Por Lic. Luis Alberto Ulla, Director de I+D del Instituto Argentino de Responsabilidad Social Empresaria (IARSE).
La simple noción de diversidad nos lleva a relacionarla con la diferencia, la variedad y una cierta forma de abundancia de cosas que, vistas rápidamente, nos parecen distintas. Algunos llaman a eso desemejanza.
Si pensamos en la diversidad desde la perspectiva humana, deberíamos asociarla a un largo proceso evolutivo aún vigente; por medio del cual comenzamos siendo muy parecidos, y luego, durante varios miles de años de adaptación, fuimos adquiriendo características diferenciales en materia de aspecto.
La raíz esencial se fue moldeando con el escenario geográfico y ambos se fueron sintetizando y expresando en nuevas y diferentes culturas.
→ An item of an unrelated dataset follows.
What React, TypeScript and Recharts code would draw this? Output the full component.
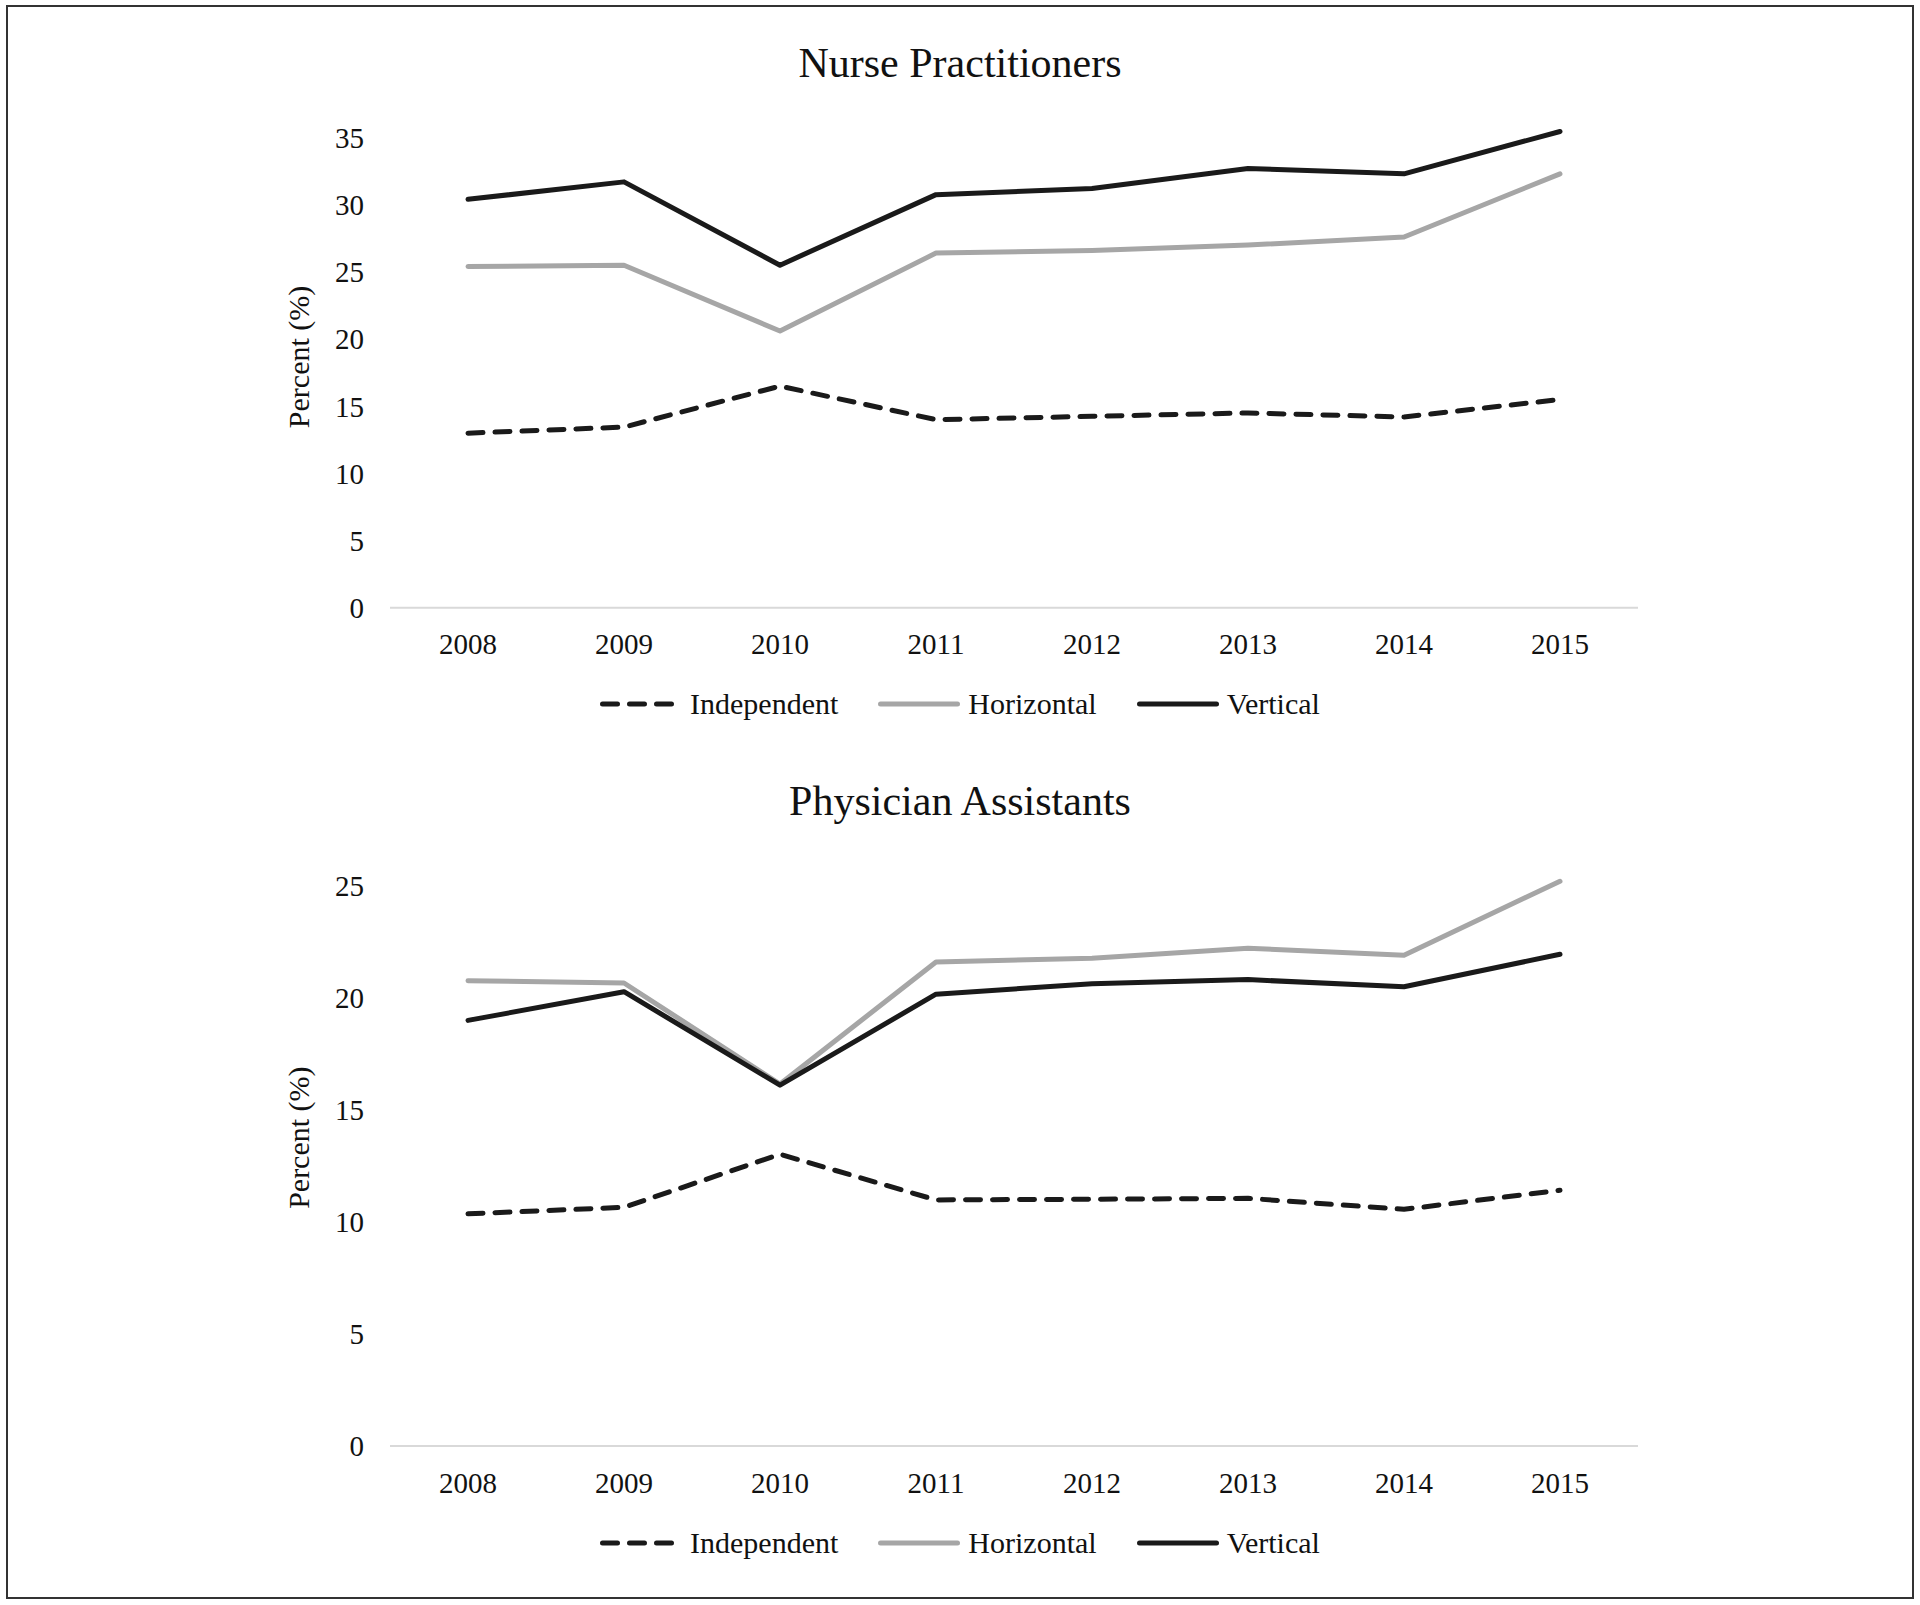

Por eso, llama tanto la atención la existencia de un fenómeno llamado etnocentrismo, concepto elaborado por la antropología para nombrar a la tendencia que lleva a una persona o grupo social a interpretar la realidad a partir de sus propios parámetros culturales. Esta práctica está vinculada a la creencia de que la etnia propia y sus prácticas culturales son superiores a los comportamientos de otros grupos.
Bien vale aclarar que el etnocentrismo es una tendencia común a cualquier grupo humano. Resulta usual que los elementos de la propia cultura, sean calificados o comentados en términos positivos, describiendo de forma negativa las creencias y costumbres ajenas.
El etnocentrismo se revela como un universal cultural. En todas partes, hay personas que creen que su forma de entender la vida y las costumbres es la correcta, en detrimento de aquellos grupos que no las compartan. Lo diferente tiende a ser considerado o asimilado con lo inferior.
En un sentido opuesto, existe otro concepto que se conoce como relativismo cultural, y que está ubicado en la antípoda del etnocentrismo. Esta postura afirma que los rasgos característicos de una forma de vivir y de hacer las cosas, deben analizarse únicamente dentro del sistema al que pertenecen, y que son tan dignos de respeto como los de cualquier otro. Una perspectiva razonable, salvo cuando se acerca riesgosamente al costado negativo; porque en un extremo esta visión puede llevarnos a ser tolerantes con comportamientos que atentan contra la vida o la libertad de los individuos, ignorando aquellos valores que tienen que ver con la dignidad, la justicia y la ética.
La diversidad cultural, en tanto permite la convivencia armónica, ha de considerarse siempre como un activo importante de la humanidad a la par que debe valorarse como uno de los motores que contribuyen al conocimiento y al re-conocimiento del todo en cada uno. Es poder vernos a nosotros mismos, en aquel que es precisamente el más distinto a nosotros. Así ya no se trata tanto de tener derecho a ser iguales, sino de tener igual derecho a ser diferentes. Una hermosa pizarra tenía escrito en tiza: “Si enseñamos a los niños a aceptar y entender la diversidad como algo normal, ya no será necesario hablar de inclusión, sino de convivencia”.
Cada persona tiene derecho a que su diferencia sea respetada, tanto por otras personas, como por las autoridades y las instituciones. Ni que hablar de las empresas, como lugares cotidianos de encuentro y convivencia de lo diferente.
Sin una comprensión evolucionada del valor esencial de la diversidad, seguiremos estando limitados e incapacitados para comprender y respetar la otra gran diversidad funcional: la diversidad biológica o biodiversidad, esa inmensa variedad de seres vivos que co-habitan el planeta junto a nosotros.
El respeto por la propia identidad pasa por valorar y celebrar las diferencias personales, grupales, comunitarias, sociales y culturales; ya que esto es una forma de realzar y honrar nuestra propia historia.